**Task prompt:**
Reproduce exactly the lines below, from the first one through the line containing "values = [kc08, kc10, kc12]", and omit any pictures.

**Task data:**

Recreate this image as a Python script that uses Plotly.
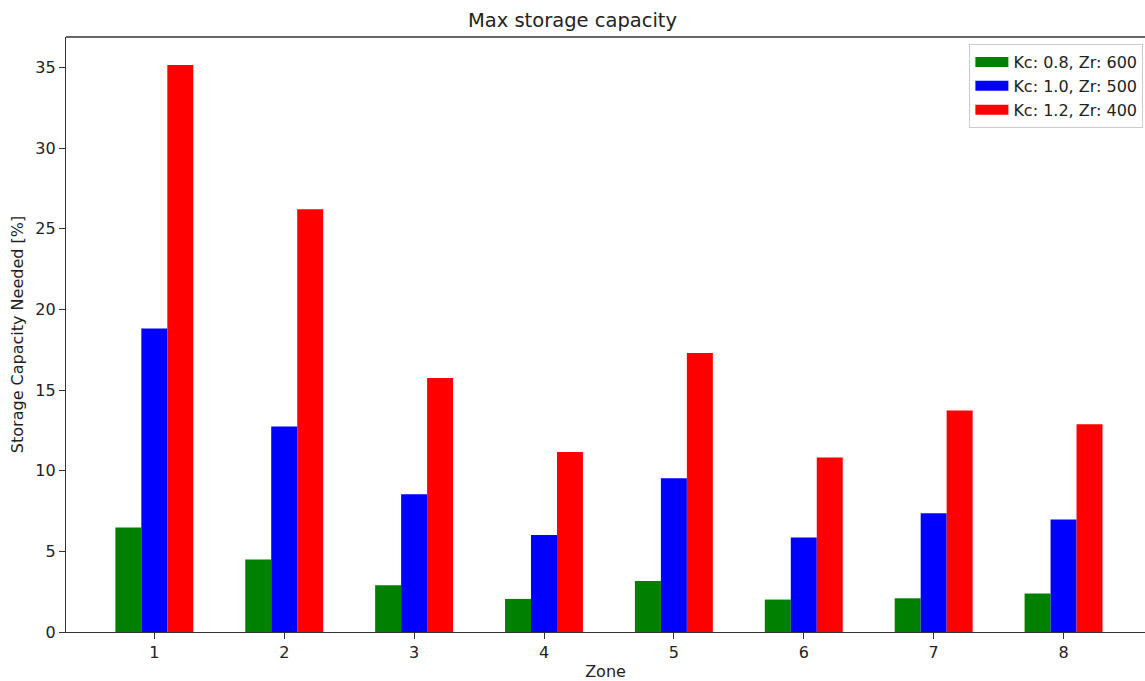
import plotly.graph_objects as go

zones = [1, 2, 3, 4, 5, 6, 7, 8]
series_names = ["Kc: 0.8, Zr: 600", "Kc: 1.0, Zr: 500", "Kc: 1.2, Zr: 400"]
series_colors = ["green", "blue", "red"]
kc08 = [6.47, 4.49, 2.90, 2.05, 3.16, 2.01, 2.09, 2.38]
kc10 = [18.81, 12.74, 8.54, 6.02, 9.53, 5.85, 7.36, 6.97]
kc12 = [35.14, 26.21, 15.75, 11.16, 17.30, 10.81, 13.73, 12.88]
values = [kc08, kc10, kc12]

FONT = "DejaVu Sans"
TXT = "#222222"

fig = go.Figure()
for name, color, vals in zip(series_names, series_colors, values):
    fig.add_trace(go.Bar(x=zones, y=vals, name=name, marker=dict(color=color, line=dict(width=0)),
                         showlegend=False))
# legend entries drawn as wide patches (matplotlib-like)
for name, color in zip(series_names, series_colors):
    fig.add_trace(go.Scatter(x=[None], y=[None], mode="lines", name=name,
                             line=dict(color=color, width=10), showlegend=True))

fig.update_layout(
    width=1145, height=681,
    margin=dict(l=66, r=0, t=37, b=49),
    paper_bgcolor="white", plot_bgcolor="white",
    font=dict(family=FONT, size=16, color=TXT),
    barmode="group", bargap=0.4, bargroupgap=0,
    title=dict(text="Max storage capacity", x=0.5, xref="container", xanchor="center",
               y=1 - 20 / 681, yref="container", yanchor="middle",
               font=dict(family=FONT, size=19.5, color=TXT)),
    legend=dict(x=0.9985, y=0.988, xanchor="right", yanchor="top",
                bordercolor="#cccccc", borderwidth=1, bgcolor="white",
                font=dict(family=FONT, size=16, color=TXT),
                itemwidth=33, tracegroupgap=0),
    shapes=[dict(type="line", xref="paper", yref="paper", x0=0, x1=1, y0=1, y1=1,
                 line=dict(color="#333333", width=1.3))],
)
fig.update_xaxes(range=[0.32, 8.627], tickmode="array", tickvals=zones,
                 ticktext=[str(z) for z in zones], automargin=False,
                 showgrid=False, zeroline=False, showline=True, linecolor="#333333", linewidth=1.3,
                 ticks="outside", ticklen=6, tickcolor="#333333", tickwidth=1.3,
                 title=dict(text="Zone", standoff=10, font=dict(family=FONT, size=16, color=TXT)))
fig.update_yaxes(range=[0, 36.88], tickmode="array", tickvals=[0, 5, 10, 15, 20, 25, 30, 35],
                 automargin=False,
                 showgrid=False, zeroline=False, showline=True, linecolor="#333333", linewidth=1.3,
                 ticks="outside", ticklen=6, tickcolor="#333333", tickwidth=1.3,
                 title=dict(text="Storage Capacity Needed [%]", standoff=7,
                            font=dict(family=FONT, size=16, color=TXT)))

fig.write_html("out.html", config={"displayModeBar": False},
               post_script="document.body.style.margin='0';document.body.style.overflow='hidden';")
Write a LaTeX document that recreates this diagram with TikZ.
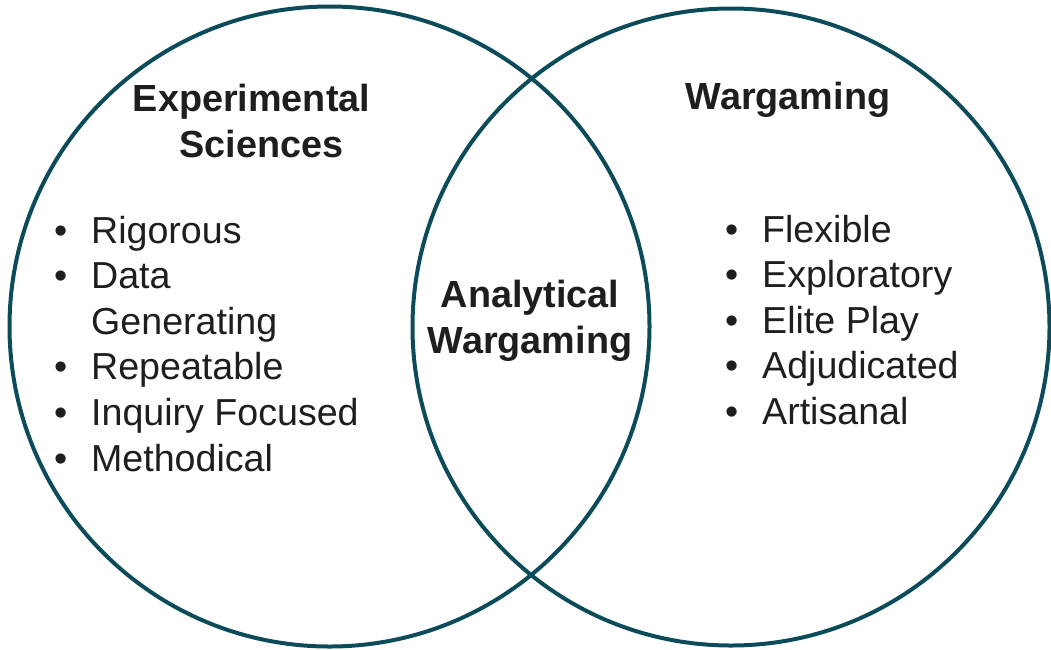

**Expected output:**
Recreate this image as a Python script that uses Plotly.
import plotly.graph_objects as go

zones = [1, 2, 3, 4, 5, 6, 7, 8]
series_names = ["Kc: 0.8, Zr: 600", "Kc: 1.0, Zr: 500", "Kc: 1.2, Zr: 400"]
series_colors = ["green", "blue", "red"]
kc08 = [6.47, 4.49, 2.90, 2.05, 3.16, 2.01, 2.09, 2.38]
kc10 = [18.81, 12.74, 8.54, 6.02, 9.53, 5.85, 7.36, 6.97]
kc12 = [35.14, 26.21, 15.75, 11.16, 17.30, 10.81, 13.73, 12.88]
values = [kc08, kc10, kc12]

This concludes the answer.